The findings will contribute to the FCA’s ongoing post-implementation review. The FCA introduced new P2P regulations in March 2014, after taking over from the Office of Fair Trading in overseeing the sector. At the time it committed to a full review of the rules’ impact in 2016.
The FCA published a ‘call for input’ in July 2016, in which it expressed concerns about the transparency and due diligence of the platforms, as well as questioning whether investors were well enough informed as to the risks involved. The consultation closed on 8 September.
“It is our great pleasure to partner with the FCA in this joint thought leadership programme and provide independent academic evidence to support its post-implementation review of crowdfunding regulations,” said Robert Wardrop, executive director of CCAF.
“Since inception, the centre has strived to work with regulators and policymakers around the world to further our understanding of crowdfunding and other forms of online alternative finance, in turn, to inform evidence-based policymaking and regulation.
“We look forward to collaborating with the FCA very closely in the coming months to systematically collect market data, gather crowdfunding user feedback and undertake policy-related analysis.”
The FCA echoed this sentiment and added that it hoped to use the research to work out whether P2P regulation needs to change.
“We are currently conducting a post-implementation review of the crowdfunding rules, to see whether the market has evolved in such a way that we need to consider changes to the rules,” said an FCA spokesperson.
“A call for input, published in July, was the first stage of the review.

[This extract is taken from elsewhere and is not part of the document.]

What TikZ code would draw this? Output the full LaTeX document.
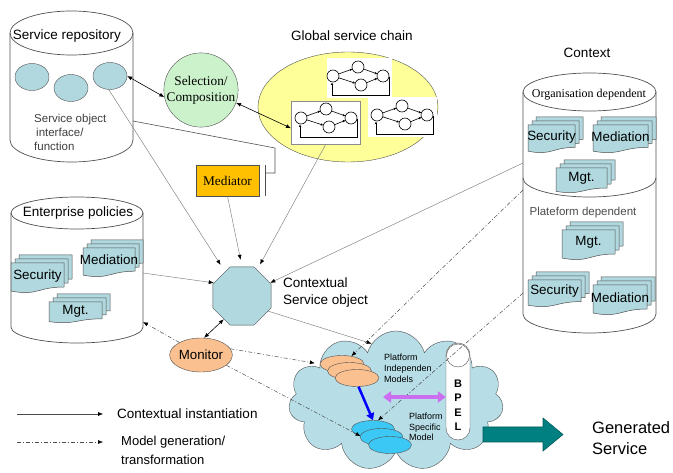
\documentclass[tikz,border=0pt]{standalone}
\usepackage{fontspec}
\setmainfont{Liberation Sans}
\newfontfamily\serifA{Liberation Serif}
\usetikzlibrary{shapes.geometric,shapes.symbols,arrows.meta}
\definecolor{lblue}{RGB}{176,216,222}
\definecolor{cloudc}{RGB}{183,221,230}
\definecolor{lgreen}{RGB}{204,242,204}
\definecolor{lyellow}{RGB}{255,255,153}
\definecolor{morange}{RGB}{255,192,0}
\definecolor{lorange}{RGB}{250,192,143}
\definecolor{cyanb}{RGB}{60,200,245}
\definecolor{tealA}{RGB}{0,128,128}
\definecolor{tealD}{RGB}{0,90,90}
\definecolor{violetA}{RGB}{204,110,240}
\definecolor{edgeA}{RGB}{80,80,80}
\definecolor{lineA}{RGB}{125,125,125}

% cylinder: L R topcy botcy ry
\newcommand\cylA[5]{%
  \pgfmathsetmacro\cyCx{(#1+#2)/2}\pgfmathsetmacro\cyRx{(#2-#1)/2}%
  \fill[white] (#1,#3) rectangle (#2,#4);
  \fill[white] (\cyCx,#4) ellipse [x radius=\cyRx, y radius=#5];
  \draw[cylst] (#1,#3) -- (#1,#4) .. controls (#1,#4+0.5523*#5) and (\cyCx-0.5523*\cyRx,#4+#5) .. (\cyCx,#4+#5) .. controls (\cyCx+0.5523*\cyRx,#4+#5) and (#2,#4+0.5523*#5) .. (#2,#4) -- (#2,#3);
  \draw[cylst] (\cyCx,#3) ellipse [x radius=\cyRx, y radius=#5];
}
% lower half ellipse: L R cy ry
\newcommand\halfEll[4]{%
  \pgfmathsetmacro\cyCx{(#1+#2)/2}\pgfmathsetmacro\cyRx{(#2-#1)/2}%
  \draw[cylst] (#1,#3) .. controls (#1,#3+0.5523*#4) and (\cyCx-0.5523*\cyRx,#3+#4) .. (\cyCx,#3+#4) .. controls (\cyCx+0.5523*\cyRx,#3+#4) and (#2,#3+0.5523*#4) .. (#2,#3);
}
% one document page x1 y1 x2 y2
\newcommand\docpg[4]{%
  \pgfmathsetmacro\dpA{#1}\pgfmathsetmacro\dpB{#2}\pgfmathsetmacro\dpC{#3}\pgfmathsetmacro\dpD{#4}%
  \pgfmathsetmacro\dpH{\dpD-\dpB}\pgfmathsetmacro\dpM{(\dpA+\dpC)/2}%
  \filldraw[docst] (\dpA,\dpB) -- (\dpC,\dpB) -- (\dpC,\dpB+0.8*\dpH) .. controls (\dpM,\dpB+0.8*\dpH) and (\dpM,\dpB+1.107*\dpH) .. (\dpA,\dpB+0.934*\dpH) -- cycle;
}
% stack of documents: name x1 y1 x2 y2 text
\newcommand\docstack[6]{%
  \docpg{#2+8}{#3}{#4}{#5-8}
  \docpg{#2+4}{#3+4}{#4-4}{#5-4}
  \docpg{#2}{#3+8}{#4-8}{#5}
  \node[doctext] (#1) at ({(#2+#4-8)/2},{#3+8+0.42*(#5-#3-8)}) {#6};
}
% small service chain graph
\newcommand\chainG[2]{%
 \begin{scope}[shift={(#1,#2)}]
  \filldraw[chn,fill=white] (10,18) circle[radius=6] (35,9) circle[radius=6] (38,27) circle[radius=6] (60,18) circle[radius=6];
  \draw[chn,-{Latex[length=2.5pt,width=2.5pt]}] (15.6,16) -- (29.4,11);
  \draw[chn,-{Latex[length=2.5pt,width=2.5pt]}] (15.7,19.8) -- (32.3,25.2);
  \draw[chn,-{Latex[length=2.5pt,width=2.5pt]}] (40.6,11) -- (54.4,16);
  \draw[chn,-{Latex[length=2.5pt,width=2.5pt]}] (43.6,24.7) -- (54.5,20.3);
  \draw[chn,-{Latex[length=2.5pt,width=2.5pt]}] (66,19) -- (66,37) -- (9,37) -- (9,24.5);
 \end{scope}}

\begin{document}
\begin{tikzpicture}[x=1pt,y=-1pt,
  cylst/.style={draw=edgeA, line width=0.7pt},
  docst/.style={draw=edgeA, fill=lblue, line width=0.5pt},
  doctext/.style={font=\fontsize{13.4}{15}\selectfont, inner sep=0},
  chn/.style={draw=black, line width=0.6pt},
  svcell/.style={ellipse, draw=edgeA, fill=lblue, inner sep=0, minimum width=34pt, minimum height=27pt},
  ctx/.style={draw=lineA, line width=0.45pt, -{Latex[length=5pt,width=4pt,color=black]}},
  gen/.style={draw=black!70, line width=0.5pt, dash pattern=on 4pt off 2pt on 1pt off 2pt, -{Latex[length=5pt,width=4pt,color=black]}},
  dbl/.style={draw=black, line width=0.6pt, {Latex[length=5pt,width=4pt]}-{Latex[length=5pt,width=4pt]}},
  brk/.style={draw=edgeA, line width=0.6pt},
  pimell/.style={ellipse, draw=edgeA, fill=lorange, inner sep=0, minimum width=44pt, minimum height=17pt},
  psmell/.style={ellipse, draw=edgeA, fill=cyanb, inner sep=0, minimum width=43pt, minimum height=17pt},
  chbox/.style={rectangle, fill=white, inner sep=0, anchor=north west},
  lbl/.style={font=\fontsize{13.5}{17}\selectfont, inner sep=0}
]
\useasboundingbox (0,0) rectangle (673,473);

% ---------- Service repository ----------
\cylA{10}{133}{33}{140}{22}
\node[lbl] (repotitle) at (67,36) {Service repository};
\node[svcell] (e1) at (32,77) {};
\node[svcell] (e2) at (71,88) {};
\node[svcell] (e3) at (110,76) {};
\node[font=\fontsize{11.5}{14}\selectfont, text=black!75, align=left, anchor=west, inner sep=0] (repotxt) at (34,132) {Service object\\\hspace{2pt}interface/\\function};
\coordinate (repo-r) at (133,121);

% ---------- Selection / Composition ----------
\node[circle, draw=edgeA, fill=lgreen, minimum size=72pt, inner sep=0, align=center, font=\serifA\fontsize{13.3}{16}\selectfont] (sel) at (201,90) {Selection/\\Composition};

% ---------- Global service chain ----------
\node[lbl] (gsctitle) at (352,36) {Global service chain};
\node[ellipse, draw=edgeA, fill=lyellow, minimum width=180pt, minimum height=110pt, inner sep=0] (gsc) at (348,107) {};
\node[chbox, minimum width=65pt, minimum height=40pt] (ch1) at (327,58) {};
\node[chbox, minimum width=69pt, minimum height=40pt] (ch3) at (368,97) {};
\node[chbox, draw=black!45, minimum width=69pt, minimum height=43pt] (ch2) at (291,101) {};
\chainG{323}{58}
\chainG{291}{100}
\chainG{367}{97}

% ---------- Mediator ----------
\node[rectangle, draw=edgeA, fill=morange, minimum width=63pt, minimum height=31pt, inner sep=0, font=\serifA\fontsize{13.3}{16}\selectfont] (med) at (227.5,180.5) {Mediator};

% ---------- Enterprise policies ----------
\cylA{11}{143}{213}{327}{16}
\node[lbl] (eptitle) at (78,213) {Enterprise policies};
\docstack{epmed}{83}{240}{143}{277}{Mediation}
\docstack{epsec}{11}{255}{72}{293}{Security}
\docstack{epmgt}{49}{294}{110}{323}{Mgt.}
\coordinate (ep-r) at (143,273);
\coordinate (ep-br) at (143,322);

% ---------- Context ----------
\node[lbl] (ctxtitle) at (587,53) {Context};
\cylA{523}{656}{92}{314}{19}
\halfEll{523}{656}{178}{19}
\node[font=\serifA\fontsize{12}{14}\selectfont, inner sep=0] (orgdep) at (589,95) {Organisation dependent};
\node[font=\fontsize{11.5}{14}\selectfont, text=black!70, inner sep=0] (platdep) at (583,213) {Plateform dependent};
\docstack{osec}{528}{117}{583}{153}{Security}
\docstack{omed}{593}{117}{656}{153}{Mediation}
\docstack{omgt}{556}{160}{615}{193}{Mgt.}
\docstack{pmgt}{562}{222}{623}{260}{Mgt.}
\docstack{psec}{528}{272}{589}{307}{Security}
\docstack{pmed}{593}{277}{655}{315}{Mediation}
\coordinate (ctx-a) at (523,163);
\coordinate (ctx-b) at (523,190);
\coordinate (ctx-c) at (523,293);

% ---------- Contextual service object ----------
\node[regular polygon, regular polygon sides=8, minimum size=63pt, inner sep=0, draw=edgeA, fill=lblue] (oct) at (242,296) {};
\node[lbl, align=left, anchor=west] (octtxt) at (283,293) {Contextual\\Service object};

% ---------- Monitor ----------
\node[ellipse, draw=edgeA, fill=lorange, minimum width=62pt, minimum height=34pt, inner sep=0, font=\fontsize{13.3}{16}\selectfont] (mon) at (201,355) {Monitor};

% ---------- Cloud ----------
\node[cloud, cloud puffs=11, aspect=1.55, draw=edgeA, fill=cloudc, minimum width=215pt, minimum height=140pt, inner sep=0] (cloud) at (396,401) {};
\node[pimell] (pim1) at (342,364) {};
\node[pimell] (pim2) at (349.5,371) {};
\node[pimell] (pim3) at (357,378) {};
\node[psmell] (psm1) at (373,429) {};
\node[psmell] (psm2) at (381.5,437) {};
\node[psmell] (psm3) at (390,445) {};
\node[font=\fontsize{9}{11}\selectfont, align=left, anchor=west, inner sep=0] (pimtxt) at (384,368) {Platform\\Independen\\Models};
\node[font=\fontsize{9}{10.5}\selectfont, align=left, anchor=west, inner sep=0] (psmtxt) at (409,427) {Platform\\Specific\\Model};
\node[rectangle, rounded corners=12pt, draw=edgeA, fill=white, minimum width=24pt, minimum height=97pt, inner sep=0] (bpel) at (458,391.5) {};
\draw[edgeA, fill=white] (458,355.5) circle[radius=11.5];
\node[font=\bfseries\fontsize{11}{14.5}\selectfont, align=center, inner sep=0] (bpeltxt) at (458,405) {B\\P\\E\\L};
\coordinate (va) at (383,397);

% ---------- Generated service ----------
\coordinate (ga) at (483,434.5);
\filldraw[fill=tealA, draw=tealD, line width=0.6pt] (ga) ++(0,-7.5) -- ++(60,0) -- ++(0,-9) -- ++(20,16.5) -- ++(-20,16.5) -- ++(0,-9) -- ++(-60,0) -- cycle;
\node[font=\fontsize{16.5}{21}\selectfont, align=left, anchor=west, inner sep=0] (gentxt) at (592,438) {Generated\\Service};

% ---------- Legend ----------
\coordinate (lg1a) at (17,414);
\coordinate (lg1b) at (103,414);
\coordinate (lg2a) at (17,442);
\coordinate (lg2b) at (103,442);
\draw[ctx, draw=black!70] (lg1a) -- (lg1b);
\draw[gen] (lg2a) -- (lg2b);
\node[lbl, anchor=west] (lgt1) at (117,414) {Contextual instantiation};
\node[font=\fontsize{13}{19}\selectfont, align=left, anchor=west, inner sep=0] (lgt2) at (121,450) {Model generation/\\transformation};

% ---------- Connectors ----------
\draw[dbl] (e3.east) -- (sel.191);
\draw[dbl] (sel.340) -- ([yshift=-5.5pt]ch2.west);
\draw[brk] (repo-r) -- (275,148) -- (275,173) -- (265,173);
\draw[brk] ([xshift=6pt]med.north east) -- ([xshift=6pt]med.south east);
\draw[ctx, shorten >=8pt] (e3.265) -- (oct.125);
\draw[ctx, shorten >=7pt] (med.south) -- (oct.north);
\draw[ctx, shorten >=6pt] (ch2.south) -- (oct.60);
\draw[ctx] (ep-r) -- (oct.155);
\draw[ctx] (ctx-a) -- (oct.25);
\draw[ctx] (oct.-30) -- (cloud.113);
\draw[dbl] (oct.232) -- (mon.80);
\draw[gen] (mon.150) -- (ep-br);
\draw[gen, shorten >=5pt] (mon.12) -- (pim1.west);
\draw[gen] (mon.-22) -- (psm1.210);
\draw[gen] (ctx-b) -- (pim1.40);
\draw[gen] (ctx-c) -- (psm1.60);
\draw[blue, line width=2.5pt, -{Triangle[length=7pt,width=8pt]}] (pim3.280) -- (psm1.north);
\draw[violetA, line width=3.5pt, {Triangle[length=8pt,width=11pt]}-{Triangle[length=8pt,width=11pt]}] (va) -- (bpel.west |- va);
\end{tikzpicture}
\end{document}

We are also conducting firm and consumer research to understand further how different parties engage in the market and their needs and understandings. This is helping us develop an increasingly sophisticated picture of both investor and borrower experiences and needs, as well as business models and practices, systems and controls.
“CCAF will provide consumer research to support the post-implementation review. This research is expected to collect and analyse data from investor and fundraiser surveys, qualitative interviews and crowdfunding platforms’ transactional databases.”